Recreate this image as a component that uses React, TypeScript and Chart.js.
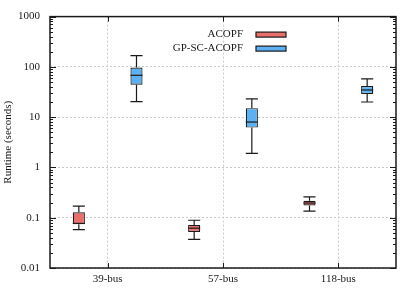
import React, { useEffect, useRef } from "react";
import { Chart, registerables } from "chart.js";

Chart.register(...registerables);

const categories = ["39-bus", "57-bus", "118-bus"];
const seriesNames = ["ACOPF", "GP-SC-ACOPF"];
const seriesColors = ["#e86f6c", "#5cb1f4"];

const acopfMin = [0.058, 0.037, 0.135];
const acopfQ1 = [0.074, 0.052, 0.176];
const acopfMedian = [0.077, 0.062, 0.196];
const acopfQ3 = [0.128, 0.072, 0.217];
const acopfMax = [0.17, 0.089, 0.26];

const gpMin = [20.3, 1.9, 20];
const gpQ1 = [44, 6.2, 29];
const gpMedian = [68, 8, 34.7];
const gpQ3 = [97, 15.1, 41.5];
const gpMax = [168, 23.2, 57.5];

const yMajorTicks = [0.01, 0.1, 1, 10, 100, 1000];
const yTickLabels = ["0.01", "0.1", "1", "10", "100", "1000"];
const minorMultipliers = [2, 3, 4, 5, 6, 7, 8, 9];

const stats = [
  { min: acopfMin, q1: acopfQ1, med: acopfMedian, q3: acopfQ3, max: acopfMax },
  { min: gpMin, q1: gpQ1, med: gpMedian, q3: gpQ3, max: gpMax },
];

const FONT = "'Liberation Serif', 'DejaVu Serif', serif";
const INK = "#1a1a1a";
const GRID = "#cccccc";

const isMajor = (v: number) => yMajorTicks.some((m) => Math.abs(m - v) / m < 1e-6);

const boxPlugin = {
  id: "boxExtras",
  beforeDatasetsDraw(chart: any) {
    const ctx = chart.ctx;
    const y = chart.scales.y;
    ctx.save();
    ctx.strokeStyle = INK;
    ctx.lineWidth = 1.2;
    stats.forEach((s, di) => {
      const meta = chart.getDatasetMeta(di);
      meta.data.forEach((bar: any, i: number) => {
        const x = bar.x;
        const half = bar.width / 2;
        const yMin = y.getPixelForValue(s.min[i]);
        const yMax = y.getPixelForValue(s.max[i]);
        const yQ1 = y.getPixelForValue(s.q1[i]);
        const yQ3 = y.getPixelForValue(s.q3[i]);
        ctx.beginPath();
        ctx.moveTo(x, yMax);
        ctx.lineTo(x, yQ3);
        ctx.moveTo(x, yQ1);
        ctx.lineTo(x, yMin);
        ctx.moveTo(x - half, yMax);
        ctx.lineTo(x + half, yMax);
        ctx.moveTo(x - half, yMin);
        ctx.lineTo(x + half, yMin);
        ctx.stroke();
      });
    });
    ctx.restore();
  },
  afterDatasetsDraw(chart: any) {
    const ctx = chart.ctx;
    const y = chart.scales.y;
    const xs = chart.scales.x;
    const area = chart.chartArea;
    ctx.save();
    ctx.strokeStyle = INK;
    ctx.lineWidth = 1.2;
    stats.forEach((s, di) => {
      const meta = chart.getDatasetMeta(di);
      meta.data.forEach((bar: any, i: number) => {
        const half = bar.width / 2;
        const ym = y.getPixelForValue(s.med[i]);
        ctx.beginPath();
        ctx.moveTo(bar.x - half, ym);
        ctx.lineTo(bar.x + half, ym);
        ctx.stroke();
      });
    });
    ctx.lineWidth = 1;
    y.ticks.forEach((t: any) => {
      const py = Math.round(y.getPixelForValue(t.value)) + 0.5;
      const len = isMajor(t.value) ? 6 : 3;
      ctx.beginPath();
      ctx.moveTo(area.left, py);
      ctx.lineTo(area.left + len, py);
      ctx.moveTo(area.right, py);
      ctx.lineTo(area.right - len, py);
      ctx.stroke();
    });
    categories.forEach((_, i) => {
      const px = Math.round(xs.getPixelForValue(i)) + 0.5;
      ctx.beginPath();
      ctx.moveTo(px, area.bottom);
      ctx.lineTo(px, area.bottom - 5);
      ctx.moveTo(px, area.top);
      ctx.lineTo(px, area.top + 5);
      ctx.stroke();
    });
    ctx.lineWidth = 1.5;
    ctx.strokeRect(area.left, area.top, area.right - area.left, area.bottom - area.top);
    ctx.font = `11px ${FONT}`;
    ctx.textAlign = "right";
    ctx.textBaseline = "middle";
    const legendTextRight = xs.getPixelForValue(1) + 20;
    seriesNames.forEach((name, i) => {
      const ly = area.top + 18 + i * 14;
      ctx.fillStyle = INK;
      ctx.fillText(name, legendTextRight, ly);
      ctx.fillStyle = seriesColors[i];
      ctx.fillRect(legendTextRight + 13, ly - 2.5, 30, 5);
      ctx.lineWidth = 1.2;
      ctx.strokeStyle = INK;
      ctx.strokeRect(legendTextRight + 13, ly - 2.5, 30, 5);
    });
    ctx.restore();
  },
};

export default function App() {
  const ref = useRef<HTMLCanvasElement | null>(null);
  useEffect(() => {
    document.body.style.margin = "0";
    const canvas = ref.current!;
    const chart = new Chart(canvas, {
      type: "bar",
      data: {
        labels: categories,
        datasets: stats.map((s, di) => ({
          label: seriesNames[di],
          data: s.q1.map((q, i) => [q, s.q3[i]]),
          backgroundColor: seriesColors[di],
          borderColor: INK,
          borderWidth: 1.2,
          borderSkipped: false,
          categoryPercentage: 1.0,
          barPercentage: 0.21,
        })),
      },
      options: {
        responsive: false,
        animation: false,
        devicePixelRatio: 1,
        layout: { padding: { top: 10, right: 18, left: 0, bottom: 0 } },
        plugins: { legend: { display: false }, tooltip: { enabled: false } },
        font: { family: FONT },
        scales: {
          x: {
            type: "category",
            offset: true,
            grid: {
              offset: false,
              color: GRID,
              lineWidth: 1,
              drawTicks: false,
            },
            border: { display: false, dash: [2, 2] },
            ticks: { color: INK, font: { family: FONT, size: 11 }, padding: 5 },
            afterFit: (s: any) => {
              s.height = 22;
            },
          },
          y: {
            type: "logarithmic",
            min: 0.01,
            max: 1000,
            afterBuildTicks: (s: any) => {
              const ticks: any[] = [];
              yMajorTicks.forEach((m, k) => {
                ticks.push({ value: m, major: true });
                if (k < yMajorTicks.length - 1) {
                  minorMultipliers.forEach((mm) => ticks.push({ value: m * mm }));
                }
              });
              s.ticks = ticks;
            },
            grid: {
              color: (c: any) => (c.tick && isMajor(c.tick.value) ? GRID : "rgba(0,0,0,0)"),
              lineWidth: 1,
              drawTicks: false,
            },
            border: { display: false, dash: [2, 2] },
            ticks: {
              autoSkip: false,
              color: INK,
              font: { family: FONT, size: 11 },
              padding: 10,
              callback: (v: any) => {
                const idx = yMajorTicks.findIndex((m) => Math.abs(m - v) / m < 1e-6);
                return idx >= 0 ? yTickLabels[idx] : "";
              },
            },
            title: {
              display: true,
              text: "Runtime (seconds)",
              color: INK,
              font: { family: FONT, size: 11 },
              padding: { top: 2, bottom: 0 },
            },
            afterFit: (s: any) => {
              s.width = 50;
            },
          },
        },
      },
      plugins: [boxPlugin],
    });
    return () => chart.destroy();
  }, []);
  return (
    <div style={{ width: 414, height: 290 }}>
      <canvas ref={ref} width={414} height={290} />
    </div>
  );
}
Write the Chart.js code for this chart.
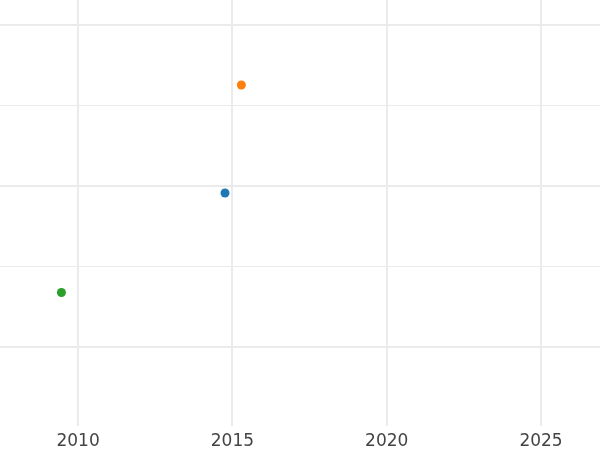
=======
● Task to carry out
Go through the entries above and print each one exactly, minus the pictures.

● Response
Recreate this image as a component that uses React, TypeScript and Chart.js.
import React, { useEffect, useRef } from "react";
import { Chart, registerables } from "chart.js";

Chart.register(...registerables);

const categories = ["39-bus", "57-bus", "118-bus"];
const seriesNames = ["ACOPF", "GP-SC-ACOPF"];
const seriesColors = ["#e86f6c", "#5cb1f4"];

const acopfMin = [0.058, 0.037, 0.135];
const acopfQ1 = [0.074, 0.052, 0.176];
const acopfMedian = [0.077, 0.062, 0.196];
const acopfQ3 = [0.128, 0.072, 0.217];
const acopfMax = [0.17, 0.089, 0.26];

const gpMin = [20.3, 1.9, 20];
const gpQ1 = [44, 6.2, 29];
const gpMedian = [68, 8, 34.7];
const gpQ3 = [97, 15.1, 41.5];
const gpMax = [168, 23.2, 57.5];

const yMajorTicks = [0.01, 0.1, 1, 10, 100, 1000];
const yTickLabels = ["0.01", "0.1", "1", "10", "100", "1000"];
const minorMultipliers = [2, 3, 4, 5, 6, 7, 8, 9];

const stats = [
  { min: acopfMin, q1: acopfQ1, med: acopfMedian, q3: acopfQ3, max: acopfMax },
  { min: gpMin, q1: gpQ1, med: gpMedian, q3: gpQ3, max: gpMax },
];

const FONT = "'Liberation Serif', 'DejaVu Serif', serif";
const INK = "#1a1a1a";
const GRID = "#cccccc";

const isMajor = (v: number) => yMajorTicks.some((m) => Math.abs(m - v) / m < 1e-6);

const boxPlugin = {
  id: "boxExtras",
  beforeDatasetsDraw(chart: any) {
    const ctx = chart.ctx;
    const y = chart.scales.y;
    ctx.save();
    ctx.strokeStyle = INK;
    ctx.lineWidth = 1.2;
    stats.forEach((s, di) => {
      const meta = chart.getDatasetMeta(di);
      meta.data.forEach((bar: any, i: number) => {
        const x = bar.x;
        const half = bar.width / 2;
        const yMin = y.getPixelForValue(s.min[i]);
        const yMax = y.getPixelForValue(s.max[i]);
        const yQ1 = y.getPixelForValue(s.q1[i]);
        const yQ3 = y.getPixelForValue(s.q3[i]);
        ctx.beginPath();
        ctx.moveTo(x, yMax);
        ctx.lineTo(x, yQ3);
        ctx.moveTo(x, yQ1);
        ctx.lineTo(x, yMin);
        ctx.moveTo(x - half, yMax);
        ctx.lineTo(x + half, yMax);
        ctx.moveTo(x - half, yMin);
        ctx.lineTo(x + half, yMin);
        ctx.stroke();
      });
    });
    ctx.restore();
  },
  afterDatasetsDraw(chart: any) {
    const ctx = chart.ctx;
    const y = chart.scales.y;
    const xs = chart.scales.x;
    const area = chart.chartArea;
    ctx.save();
    ctx.strokeStyle = INK;
    ctx.lineWidth = 1.2;
    stats.forEach((s, di) => {
      const meta = chart.getDatasetMeta(di);
      meta.data.forEach((bar: any, i: number) => {
        const half = bar.width / 2;
        const ym = y.getPixelForValue(s.med[i]);
        ctx.beginPath();
        ctx.moveTo(bar.x - half, ym);
        ctx.lineTo(bar.x + half, ym);
        ctx.stroke();
      });
    });
    ctx.lineWidth = 1;
    y.ticks.forEach((t: any) => {
      const py = Math.round(y.getPixelForValue(t.value)) + 0.5;
      const len = isMajor(t.value) ? 6 : 3;
      ctx.beginPath();
      ctx.moveTo(area.left, py);
      ctx.lineTo(area.left + len, py);
      ctx.moveTo(area.right, py);
      ctx.lineTo(area.right - len, py);
      ctx.stroke();
    });
    categories.forEach((_, i) => {
      const px = Math.round(xs.getPixelForValue(i)) + 0.5;
      ctx.beginPath();
      ctx.moveTo(px, area.bottom);
      ctx.lineTo(px, area.bottom - 5);
      ctx.moveTo(px, area.top);
      ctx.lineTo(px, area.top + 5);
      ctx.stroke();
    });
    ctx.lineWidth = 1.5;
    ctx.strokeRect(area.left, area.top, area.right - area.left, area.bottom - area.top);
    ctx.font = `11px ${FONT}`;
    ctx.textAlign = "right";
    ctx.textBaseline = "middle";
    const legendTextRight = xs.getPixelForValue(1) + 20;
    seriesNames.forEach((name, i) => {
      const ly = area.top + 18 + i * 14;
      ctx.fillStyle = INK;
      ctx.fillText(name, legendTextRight, ly);
      ctx.fillStyle = seriesColors[i];
      ctx.fillRect(legendTextRight + 13, ly - 2.5, 30, 5);
      ctx.lineWidth = 1.2;
      ctx.strokeStyle = INK;
      ctx.strokeRect(legendTextRight + 13, ly - 2.5, 30, 5);
    });
    ctx.restore();
  },
};

export default function App() {
  const ref = useRef<HTMLCanvasElement | null>(null);
  useEffect(() => {
    document.body.style.margin = "0";
    const canvas = ref.current!;
    const chart = new Chart(canvas, {
      type: "bar",
      data: {
        labels: categories,
        datasets: stats.map((s, di) => ({
          label: seriesNames[di],
          data: s.q1.map((q, i) => [q, s.q3[i]]),
          backgroundColor: seriesColors[di],
          borderColor: INK,
          borderWidth: 1.2,
          borderSkipped: false,
          categoryPercentage: 1.0,
          barPercentage: 0.21,
        })),
      },
      options: {
        responsive: false,
        animation: false,
        devicePixelRatio: 1,
        layout: { padding: { top: 10, right: 18, left: 0, bottom: 0 } },
        plugins: { legend: { display: false }, tooltip: { enabled: false } },
        font: { family: FONT },
        scales: {
          x: {
            type: "category",
            offset: true,
            grid: {
              offset: false,
              color: GRID,
              lineWidth: 1,
              drawTicks: false,
            },
            border: { display: false, dash: [2, 2] },
            ticks: { color: INK, font: { family: FONT, size: 11 }, padding: 5 },
            afterFit: (s: any) => {
              s.height = 22;
            },
          },
          y: {
            type: "logarithmic",
            min: 0.01,
            max: 1000,
            afterBuildTicks: (s: any) => {
              const ticks: any[] = [];
              yMajorTicks.forEach((m, k) => {
                ticks.push({ value: m, major: true });
                if (k < yMajorTicks.length - 1) {
                  minorMultipliers.forEach((mm) => ticks.push({ value: m * mm }));
                }
              });
              s.ticks = ticks;
            },
            grid: {
              color: (c: any) => (c.tick && isMajor(c.tick.value) ? GRID : "rgba(0,0,0,0)"),
              lineWidth: 1,
              drawTicks: false,
            },
            border: { display: false, dash: [2, 2] },
            ticks: {
              autoSkip: false,
              color: INK,
              font: { family: FONT, size: 11 },
              padding: 10,
              callback: (v: any) => {
                const idx = yMajorTicks.findIndex((m) => Math.abs(m - v) / m < 1e-6);
                return idx >= 0 ? yTickLabels[idx] : "";
              },
            },
            title: {
              display: true,
              text: "Runtime (seconds)",
              color: INK,
              font: { family: FONT, size: 11 },
              padding: { top: 2, bottom: 0 },
            },
            afterFit: (s: any) => {
              s.width = 50;
            },
          },
        },
      },
      plugins: [boxPlugin],
    });
    return () => chart.destroy();
  }, []);
  return (
    <div style={{ width: 414, height: 290 }}>
      <canvas ref={ref} width={414} height={290} />
    </div>
  );
}
Write the Chart.js code for this chart.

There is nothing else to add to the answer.